Many businesses are struggling to survive in a social distanced world; one where lockdowns seem to be increasingly frequent.

Bricks and mortar stores, bars, pubs, restaurants, cafes – in fact any business that relies on footfall – will either be closed for a period of time or be forced to operate a reduced capacity.

So, when there’s an opportunity to drive more customer visits (and purchases), businesses need to be ready. They need to be operational, visible, and proactively targeting potential customers.

This is why the use of location intelligence is becoming increasingly popular. Let’s consider a few ways businesses can put this kind of data to work – and how it can give them an edge in a competitive market.


Being visible online isn’t just about having a website or social media feed – it’s also a great way of being discovered. Increase your online visibility and reputation can ensure that retail, dining, and entertainment hotspots enhance their customer experience, reach more customers.

This helps customers better engage with your business and make decisions about where and when to visit.


However, when it comes to gathering insights about your potential customer base – such as where your target demographics are based, where they shop, and how much they spend – the details matter.

Using location intelligence, you can make better informed strategic and operational decisions; about everything from local preferences and tastes; to the average distance your customers are willing to travel to reach you.


With a more accurate picture of your target demographic and a better understanding of their behaviour – combined with some insight on your closest competitors – you can begin to tailor your marketing efforts to customer wants and needs.

For example, creating time-specific promotions and offers to drive footfall to smaller stores during typically quieter times could work very well for retailers and restaurant owners; helping them attract new customers.

Also, given the ability to trace mobile data, it’s also possible to monitor footfall, and customer movements – in real-time. Insight like this can also be used in a number of different ways; from upselling to infrequent but large purchase customers, to rewarding more regular customers for their loyalty.

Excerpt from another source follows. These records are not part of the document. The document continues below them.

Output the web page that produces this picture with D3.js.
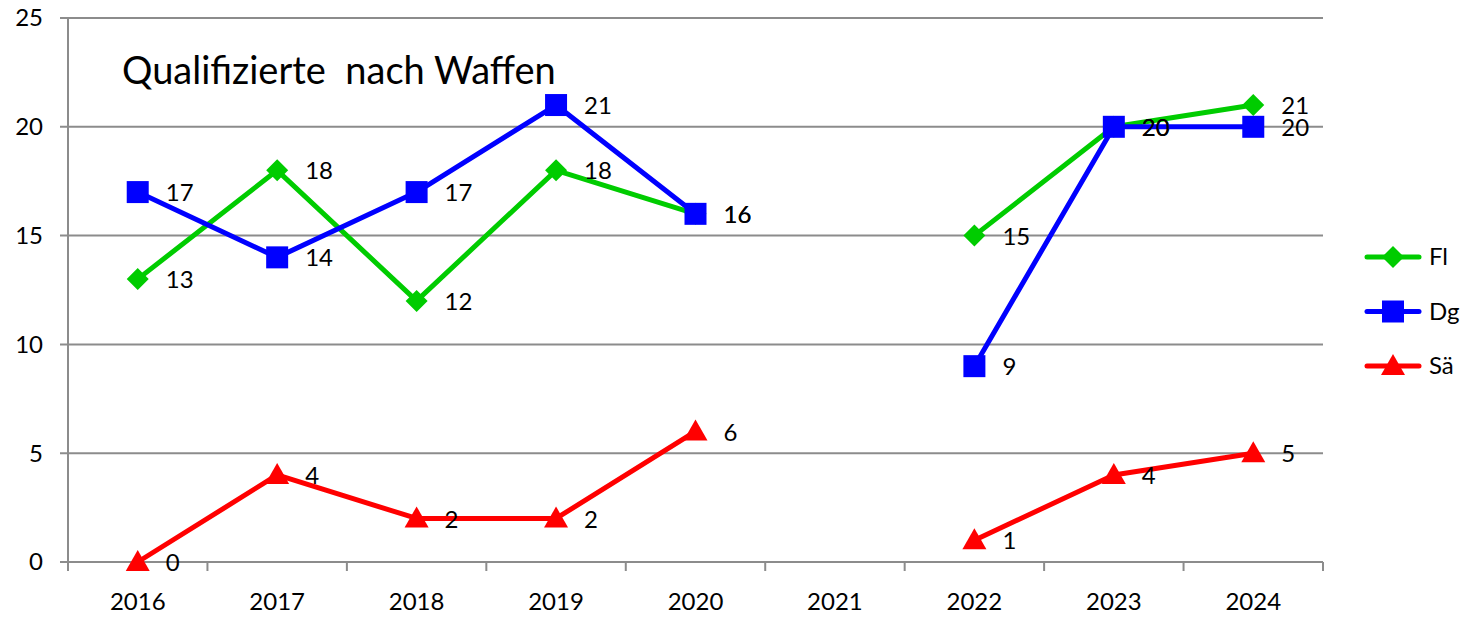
<!DOCTYPE html>
<html>
<head>
<meta charset="utf-8">
<script src="https://cdn.jsdelivr.net/npm/d3@7"></script>
<style>
  body { margin: 0; background: #fff; }
  svg text { font-family: Lato, "Open Sans", sans-serif; fill: #000; }
</style>
</head>
<body>
<svg id="chart" width="1472" height="620"></svg>
<script>
var years = ['2016', '2017', '2018', '2019', '2020', '2021', '2022', '2023', '2024'];
var fl = [13, 18, 12, 18, 16, null, 15, 20, 21];
var dg = [17, 14, 17, 21, 16, null, 9, 20, 20];
var sa = [0, 4, 2, 2, 6, null, 1, 4, 5];
var yTicks = [0, 5, 10, 15, 20, 25];

var series = [
  {name: 'Fl', values: fl, color: '#00cc00', marker: 'diamond'},
  {name: 'Dg', values: dg, color: '#0000ff', marker: 'square'},
  {name: 'Sä', values: sa, color: '#ff0000', marker: 'triangle'}
];

var svg = d3.select('#chart');
var plotL = 68, plotR = 1323, plotT = 18, plotB = 562;

var x = d3.scaleBand().domain(years).range([plotL, plotR]);
var y = d3.scaleLinear().domain([0, 25]).range([plotB, plotT]);

// gridlines
svg.append('g')
  .selectAll('line')
  .data(yTicks)
  .enter()
  .append('line')
  .attr('x1', plotL - 8)
  .attr('x2', plotR)
  .attr('y1', function(d) { return y(d); })
  .attr('y2', function(d) { return y(d); })
  .attr('stroke', '#8c8c8c')
  .attr('stroke-width', 2);

// y axis line
svg.append('line')
  .attr('x1', plotL).attr('x2', plotL)
  .attr('y1', plotT).attr('y2', plotB)
  .attr('stroke', '#8c8c8c').attr('stroke-width', 2);

// x ticks at band edges
var edges = years.map(function(d) { return x(d); }).concat([plotR]);
svg.append('g')
  .selectAll('line')
  .data(edges)
  .enter()
  .append('line')
  .attr('x1', function(d) { return d; })
  .attr('x2', function(d) { return d; })
  .attr('y1', plotB)
  .attr('y2', plotB + 9)
  .attr('stroke', '#8c8c8c').attr('stroke-width', 2);

// y tick labels
svg.append('g')
  .selectAll('text')
  .data(yTicks)
  .enter()
  .append('text')
  .attr('x', 43)
  .attr('y', function(d) { return y(d); })
  .attr('dy', '0.35em')
  .attr('text-anchor', 'end')
  .style('font-size', '24px')
  .text(function(d) { return d; });

// x labels
svg.append('g')
  .selectAll('text')
  .data(years)
  .enter()
  .append('text')
  .attr('x', function(d) { return x(d) + x.bandwidth() / 2; })
  .attr('y', 610)
  .attr('text-anchor', 'middle')
  .style('font-size', '24px')
  .text(function(d) { return d; });

// title
svg.append('text')
  .attr('x', 122).attr('y', 84)
  .style('font-size', '38px')
  .style('white-space', 'pre')
  .attr('xml:space', 'preserve')
  .text('Qualifizierte  nach Waffen');

function markerPath(type) {
  if (type === 'square') return 'M-11,-11H11V11H-11Z';
  if (type === 'diamond') return 'M0,-11L11,0L0,11L-11,0Z';
  return 'M0,-12L12,9H-12Z';
}

var cx = function(i) { return x(years[i]) + x.bandwidth() / 2; };
var line = d3.line()
  .defined(function(d) { return d != null; })
  .x(function(d, i) { return cx(i); })
  .y(function(d) { return y(d); });

series.forEach(function(s) {
  var g = svg.append('g');
  g.append('path')
    .datum(s.values)
    .attr('d', line)
    .attr('fill', 'none')
    .attr('stroke', s.color)
    .attr('stroke-width', 5)
    .attr('stroke-linejoin', 'round');

  var pts = s.values.map(function(v, i) { return {v: v, i: i}; })
    .filter(function(d) { return d.v != null; });

  g.selectAll('path.m')
    .data(pts)
    .enter()
    .append('path')
    .attr('class', 'm')
    .attr('d', markerPath(s.marker))
    .attr('transform', function(d) { return 'translate(' + cx(d.i) + ',' + y(d.v) + ')'; })
    .attr('fill', s.color);

  g.selectAll('text')
    .data(pts)
    .enter()
    .append('text')
    .attr('x', function(d) { return cx(d.i) + 28; })
    .attr('y', function(d) { return y(d.v); })
    .attr('dy', '0.38em')
    .style('font-size', '24px')
    .text(function(d) { return d.v; });
});

// legend
var legend = svg.append('g')
  .selectAll('g')
  .data(series)
  .enter()
  .append('g')
  .attr('transform', function(d, i) { return 'translate(1367,' + (257 + i * 54.5) + ')'; });

legend.append('line')
  .attr('x1', 0).attr('x2', 52)
  .attr('stroke', function(d) { return d.color; })
  .attr('stroke-width', 5)
  .attr('stroke-linecap', 'round');

legend.append('path')
  .attr('d', function(d) { return markerPath(d.marker); })
  .attr('transform', 'translate(26,0)')
  .attr('fill', function(d) { return d.color; });

legend.append('text')
  .attr('x', 62)
  .attr('dy', '0.35em')
  .style('font-size', '24px')
  .text(function(d) { return d.name; });
</script>
</body>
</html>
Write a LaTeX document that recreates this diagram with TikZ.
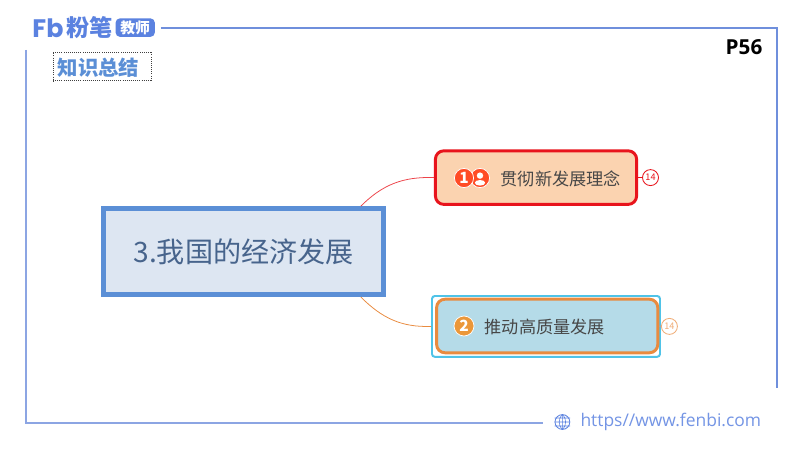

On a slightly different note, with more people working from home and buying online, having an oversight of delivery routes, traffic data, and address information can help delivery drivers and last mile logistics coordinators offer better customer service.

For example, providing customers with accurate delivery times and enabling them to see their parcels’ real-time location, are great examples of how location data can boost the overall customer experience – both on and offline.

Ultimately, businesses need to get smarter and do more to provide a consistently customer experience across multiple channels and touchpoints. And given the granular insight location data can provide, it’s certainly worth exploring further.